▶ **WRITTEN PROBLEM**
All of the lines below are to be transcribed faithfully, with pictures excluded from the copy.

-- BEGIN RECORDED DATA --

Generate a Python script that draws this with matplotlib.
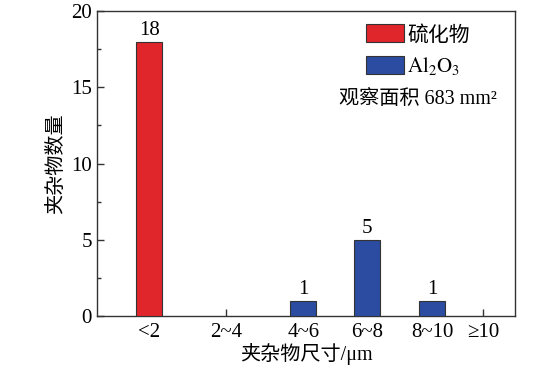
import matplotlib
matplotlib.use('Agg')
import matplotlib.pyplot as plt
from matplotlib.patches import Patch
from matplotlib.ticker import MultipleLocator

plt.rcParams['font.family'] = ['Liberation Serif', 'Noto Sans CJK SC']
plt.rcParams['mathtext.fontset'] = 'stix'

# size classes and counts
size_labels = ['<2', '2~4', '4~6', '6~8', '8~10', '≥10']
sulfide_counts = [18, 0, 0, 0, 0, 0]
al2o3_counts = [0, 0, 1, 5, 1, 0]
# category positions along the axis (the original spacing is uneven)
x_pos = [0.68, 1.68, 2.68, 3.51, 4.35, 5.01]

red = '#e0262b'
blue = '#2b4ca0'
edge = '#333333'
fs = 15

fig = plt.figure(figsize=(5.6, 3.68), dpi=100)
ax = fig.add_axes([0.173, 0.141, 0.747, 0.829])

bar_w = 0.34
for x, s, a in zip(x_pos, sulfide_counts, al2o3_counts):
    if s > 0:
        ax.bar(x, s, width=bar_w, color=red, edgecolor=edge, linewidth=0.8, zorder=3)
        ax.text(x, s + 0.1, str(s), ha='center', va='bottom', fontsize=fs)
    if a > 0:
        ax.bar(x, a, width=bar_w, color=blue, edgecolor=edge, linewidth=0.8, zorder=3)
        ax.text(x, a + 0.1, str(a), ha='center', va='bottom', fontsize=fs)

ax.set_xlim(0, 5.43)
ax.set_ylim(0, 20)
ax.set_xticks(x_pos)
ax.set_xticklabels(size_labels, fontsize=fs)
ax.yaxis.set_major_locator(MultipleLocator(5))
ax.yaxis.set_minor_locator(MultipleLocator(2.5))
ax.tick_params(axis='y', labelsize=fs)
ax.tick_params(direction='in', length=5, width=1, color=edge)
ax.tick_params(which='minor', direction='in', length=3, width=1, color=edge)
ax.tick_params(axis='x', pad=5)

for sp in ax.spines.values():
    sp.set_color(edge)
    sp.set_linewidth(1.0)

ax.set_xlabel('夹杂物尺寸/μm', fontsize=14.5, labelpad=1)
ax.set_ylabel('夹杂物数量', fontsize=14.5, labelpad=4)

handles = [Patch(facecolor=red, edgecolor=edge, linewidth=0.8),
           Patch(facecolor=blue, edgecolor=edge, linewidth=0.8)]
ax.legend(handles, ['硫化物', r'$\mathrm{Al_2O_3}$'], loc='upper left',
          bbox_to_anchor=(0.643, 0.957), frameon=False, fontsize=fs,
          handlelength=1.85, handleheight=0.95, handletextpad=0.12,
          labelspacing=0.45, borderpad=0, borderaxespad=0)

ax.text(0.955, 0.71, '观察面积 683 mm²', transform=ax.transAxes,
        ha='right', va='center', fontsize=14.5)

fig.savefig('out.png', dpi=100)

-- END RECORDED DATA --

▶ **ANSWER TO THIS TASK**
Generate a Python script that draws this with matplotlib.
import matplotlib
matplotlib.use('Agg')
import matplotlib.pyplot as plt
from matplotlib.patches import Patch
from matplotlib.ticker import MultipleLocator

plt.rcParams['font.family'] = ['Liberation Serif', 'Noto Sans CJK SC']
plt.rcParams['mathtext.fontset'] = 'stix'

# size classes and counts
size_labels = ['<2', '2~4', '4~6', '6~8', '8~10', '≥10']
sulfide_counts = [18, 0, 0, 0, 0, 0]
al2o3_counts = [0, 0, 1, 5, 1, 0]
# category positions along the axis (the original spacing is uneven)
x_pos = [0.68, 1.68, 2.68, 3.51, 4.35, 5.01]

red = '#e0262b'
blue = '#2b4ca0'
edge = '#333333'
fs = 15

fig = plt.figure(figsize=(5.6, 3.68), dpi=100)
ax = fig.add_axes([0.173, 0.141, 0.747, 0.829])

bar_w = 0.34
for x, s, a in zip(x_pos, sulfide_counts, al2o3_counts):
    if s > 0:
        ax.bar(x, s, width=bar_w, color=red, edgecolor=edge, linewidth=0.8, zorder=3)
        ax.text(x, s + 0.1, str(s), ha='center', va='bottom', fontsize=fs)
    if a > 0:
        ax.bar(x, a, width=bar_w, color=blue, edgecolor=edge, linewidth=0.8, zorder=3)
        ax.text(x, a + 0.1, str(a), ha='center', va='bottom', fontsize=fs)

ax.set_xlim(0, 5.43)
ax.set_ylim(0, 20)
ax.set_xticks(x_pos)
ax.set_xticklabels(size_labels, fontsize=fs)
ax.yaxis.set_major_locator(MultipleLocator(5))
ax.yaxis.set_minor_locator(MultipleLocator(2.5))
ax.tick_params(axis='y', labelsize=fs)
ax.tick_params(direction='in', length=5, width=1, color=edge)
ax.tick_params(which='minor', direction='in', length=3, width=1, color=edge)
ax.tick_params(axis='x', pad=5)

for sp in ax.spines.values():
    sp.set_color(edge)
    sp.set_linewidth(1.0)

ax.set_xlabel('夹杂物尺寸/μm', fontsize=14.5, labelpad=1)
ax.set_ylabel('夹杂物数量', fontsize=14.5, labelpad=4)

handles = [Patch(facecolor=red, edgecolor=edge, linewidth=0.8),
           Patch(facecolor=blue, edgecolor=edge, linewidth=0.8)]
ax.legend(handles, ['硫化物', r'$\mathrm{Al_2O_3}$'], loc='upper left',
          bbox_to_anchor=(0.643, 0.957), frameon=False, fontsize=fs,
          handlelength=1.85, handleheight=0.95, handletextpad=0.12,
          labelspacing=0.45, borderpad=0, borderaxespad=0)

ax.text(0.955, 0.71, '观察面积 683 mm²', transform=ax.transAxes,
        ha='right', va='center', fontsize=14.5)

fig.savefig('out.png', dpi=100)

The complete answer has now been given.